For months now, on the 10th of each month, supporters of the late president have demonstrated at the presidential palace to demand the memory of Kaczynski be appropriately honored. Friday night, Sept. 10, the demonstrations were led for the first time by former Prime Minister Jaroslaw Kaczynski—twin brother of the late president. Joining him at a torchlight rally were protesters from across the country as multiple pilgrimages converged on the presidential palace, Warsaw’s equivalent to the White House.
Thousands of protesters carrying flags, crosses, and torches descended on what's become a battleground in recent months between right-wing Catholic conservatives and left-wing secular liberals.
Seeds of Discontent
In the days that followed the fateful plane crash in Smolensk, Russia, a Boy Scout troupe erected the simple wooden cross outside the presidential palace. The Scouts maintained the site, managing the wreaths and the sea of candle lanterns that grew rapidly as the nation grieved.
After the initial mourning period, the government announced it would move the cross to the nearby church of St. Anne, which thus sparked the current controversy.
Supporters of the late president are determined not to let the cross be moved unless it is replaced with an appropriate permanent monument. They have physically fended off attempts by police to remove it. The cross has now become the focus of conflict between a very polarized Polish society.
The Political Divide
The “defenders of the cross,” as they have been dubbed by the Polish media, are supporters of the late president and his party, the opposition Law and Justice Party. They represent right wing, Catholic conservatives, characterized by being highly patriotic, traditionalist, and generally distrustful of both Russia and Germany. Often with rural roots, they are broadly representative of the older generation who personally experienced the ills visited upon Poland by both the Nazis during the second world war, then the communist regime imposed by Soviet Russia.
Many have family members who were murdered by the Soviets in the 1940 mass execution of Polish elite in the Katyn forest, near Smolensk, Russia, where the plane went down. The president and his entourage had been en route to Russia to a ceremony commemorating 70 years since the massacre.
They fear the government is sweeping under the carpet unexplained aspects of the Smolensk tragedy, and that removing the cross is designed to dilute the legacy of the late president. Some journalists and investigators in this camp have suggested that the crash was an orchestrated assassination.
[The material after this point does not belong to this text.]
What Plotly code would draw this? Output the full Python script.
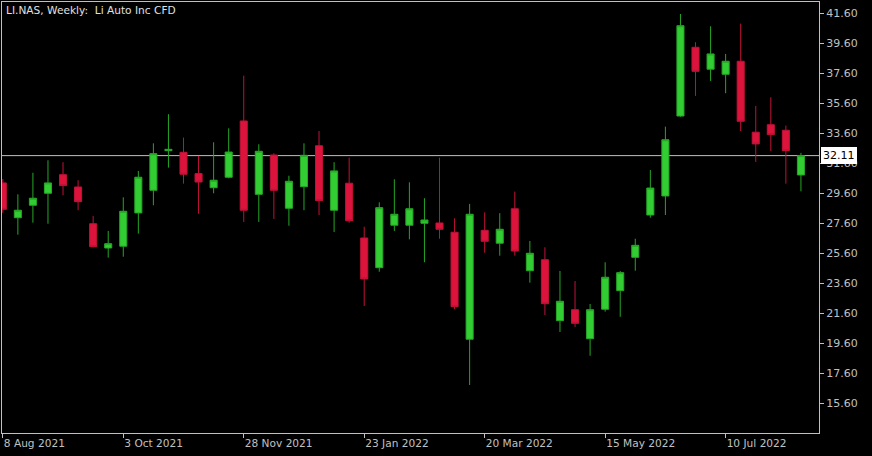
import pandas as pd
import plotly.graph_objects as go

# Weekly OHLC data, LI.NAS (Li Auto Inc CFD), week starting 8 Aug 2021
start_date = "2021-08-08"
opens = [30.29, 27.97, 28.80, 29.60, 30.84, 30.02, 27.57, 25.95, 26.07, 28.29,
         29.80, 32.44, 32.33, 30.91, 29.97, 30.67, 34.42, 29.53, 32.15, 28.60,
         30.04, 32.77, 28.47, 30.27, 26.62, 24.64, 27.47, 27.47, 27.60, 27.62,
         27.00, 19.87, 27.13, 26.27, 28.57, 24.44, 25.17, 21.11, 21.84, 19.91,
         21.87, 23.11, 25.33, 28.15, 29.42, 34.75, 39.33, 37.87, 37.53, 38.40,
         33.67, 34.17, 33.80, 30.82]
highs = [30.55, 29.53, 30.97, 31.80, 31.67, 30.47, 28.09, 27.09, 29.33, 31.09,
         32.93, 34.87, 33.31, 32.09, 33.00, 33.93, 37.44, 32.87, 32.27, 30.77,
         32.93, 33.75, 31.67, 31.97, 27.37, 29.00, 30.53, 30.33, 29.27, 31.97,
         27.93, 28.89, 28.33, 28.27, 29.71, 26.42, 26.00, 24.42, 23.75, 22.22,
         25.00, 24.42, 26.57, 31.15, 34.04, 41.55, 39.67, 40.73, 38.89, 40.91,
         35.42, 36.00, 34.11, 32.29]
lows = [28.30, 26.84, 27.64, 27.57, 29.47, 28.47, 26.00, 25.31, 25.37, 26.91,
        28.80, 31.31, 30.24, 28.24, 29.60, 30.60, 27.69, 27.69, 27.89, 27.44,
        28.47, 28.15, 27.02, 27.64, 22.09, 24.37, 27.09, 26.53, 25.00, 26.57,
        21.87, 16.82, 25.64, 25.44, 25.44, 23.64, 21.49, 20.35, 20.69, 18.77,
        21.71, 21.37, 24.44, 27.97, 28.15, 34.70, 36.09, 37.09, 36.27, 33.75,
        31.69, 32.42, 30.24, 29.73]
closes = [28.53, 28.47, 29.27, 30.29, 30.11, 29.04, 26.04, 26.24, 28.40, 30.67,
          32.24, 32.53, 30.87, 30.35, 30.47, 32.35, 28.47, 32.40, 29.80, 30.40,
          32.13, 29.11, 31.09, 27.77, 23.89, 28.64, 28.20, 28.57, 27.82, 27.20,
          22.04, 28.20, 26.40, 27.20, 25.75, 25.60, 22.24, 22.40, 20.93, 21.84,
          24.00, 24.31, 26.13, 29.95, 33.17, 40.77, 37.73, 38.89, 38.40, 34.40,
          32.89, 33.51, 32.44, 32.11]

price_ticks = [15.60, 17.60, 19.60, 21.60, 23.60, 25.60, 27.60, 29.60,
               31.60, 33.60, 35.60, 37.60, 39.60, 41.60]
date_tick_labels = ["8 Aug 2021", "3 Oct 2021", "28 Nov 2021", "23 Jan 2022",
                    "20 Mar 2022", "15 May 2022", "10 Jul 2022"]
last_price = 32.11
title_text = "LI.NAS, Weekly:\u00a0\u00a0Li Auto Inc CFD"

dates = pd.date_range(start_date, periods=len(opens), freq="7D")
date_tick_vals = [pd.Timestamp(start_date) + pd.Timedelta(weeks=8 * k)
                  for k in range(len(date_tick_labels))]

x_lo = pd.Timestamp(start_date) - pd.Timedelta(days=0.37)
x_hi = pd.Timestamp(start_date) + pd.Timedelta(days=7 * 54.2)

axis_col = "#c0c0c0"
font_fam = "DejaVu Sans"

fig = go.Figure(go.Candlestick(
    x=dates, open=opens, high=highs, low=lows, close=closes,
    increasing=dict(fillcolor="#32cd32", line=dict(color="#26a626", width=1)),
    decreasing=dict(fillcolor="#dc143c", line=dict(color="#c01238", width=1)),
    whiskerwidth=0, showlegend=False, hoverinfo="skip",
))

fig.add_shape(type="line", xref="paper", x0=0, x1=1, yref="y",
              y0=last_price, y1=last_price,
              line=dict(color=axis_col, width=1), layer="below")

fig.add_annotation(xref="paper", x=1, xanchor="left", xshift=2,
                   yref="y", y=last_price, yanchor="middle",
                   text=f"{last_price:.2f}", showarrow=False,
                   bgcolor="white", borderpad=2, borderwidth=0,
                   font=dict(family=font_fam, size=11, color="black"))

fig.add_annotation(xref="paper", x=0, xanchor="left", xshift=2,
                   yref="paper", y=1, yanchor="top", yshift=0,
                   text=title_text, showarrow=False,
                   font=dict(family=font_fam, size=10.6, color="#e0e0e0"))

fig.update_layout(
    width=872, height=456, autosize=False,
    paper_bgcolor="black", plot_bgcolor="black",
    margin=dict(l=2, r=53, t=2, b=23),
    boxgap=0.33,
    xaxis=dict(
        type="date", range=[x_lo, x_hi], automargin=False,
        rangeslider=dict(visible=False),
        tickvals=date_tick_vals, ticktext=date_tick_labels,
        ticks="outside", ticklen=4, tickcolor=axis_col, tickwidth=1,
        ticklabelposition="outside right",
        tickfont=dict(family=font_fam, size=10.6, color=axis_col),
        showline=True, linecolor=axis_col, linewidth=1, mirror=True,
        showgrid=False, zeroline=False,
    ),
    yaxis=dict(
        side="right", range=[13.62, 42.35], automargin=False,
        tickvals=price_ticks, ticktext=[f"{v:.2f}" for v in price_ticks],
        ticks="outside", ticklen=4, tickcolor=axis_col, tickwidth=1,
        tickfont=dict(family=font_fam, size=11, color=axis_col),
        showline=True, linecolor=axis_col, linewidth=1, mirror=True,
        showgrid=False, zeroline=False,
    ),
)

fig.write_html(
    "out.html",
    config={"displayModeBar": False, "staticPlot": True},
    post_script="document.body.style.margin='0';document.body.style.background='black';",
)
On the other side of the chasm are the Poles who see themselves as progressive, cosmopolitan, and unencumbered by the conventions of tradition. They are mostly young, liberal, business savvy, and inclined to forgive and forget the horrors of the past in return for a prosperous present, marked by free trade with Poland's biggest trading partners, Russia and Germany. They are enthusiastic about being part of the European community.
They describe their opponents as stodgy, Eurosceptical, nationalistic, provincial, and paranoid, and say it’s time to draw the line under the tragedy. They would like to revert to business as usual, and see the vehement defense of the cross and call for a monument as embarrassing. They, in turn, are seen by the cross supporters as anything-goes liberals, leftist, consumerist, anti-clerical, and naive.
So the 9-foot cross has become a symbol of what Poles want for their country. And the sidewalk in front of the presidential palace is where the two collide.
In the hours leading up to the march, as the crowd swelled into the hundreds, scuffles and shouting matches broke out, with several people being taken away by the police.
At about 9:00 p.m. the former prime minister arrived with the bulk of the pilgrims, accompanied by an entourage of Law and Justice politicians and event organizers, all bearing burning torches.
Kaczynski delivered a speech, in which he called for a monument to be erected in place of the cross that would “honorably commemorate all the victims of the Smolensk tragedy.” He thanked the participants for joining in a “beautiful demonstration” that reminded him of the freedom marches in 1968 and 1980 protesting communist rule. He also called for the demonstrators to disperse peacefully afterward.
His speech was interrupted by shouts from the opposing camp that although heavily outnumbered that night, could still be heard, and made their presence felt. One young man ran up to a demonstrator who was holding a cross, wrested it out of their hands, and ostentatiously broke it in two, which elicited shouts of protest from the crowd.
Police intervention was minimal and at around 10:00 p.m. the crowd dispersed leaving the battleground empty, save for a wooden cross, and some police barricades.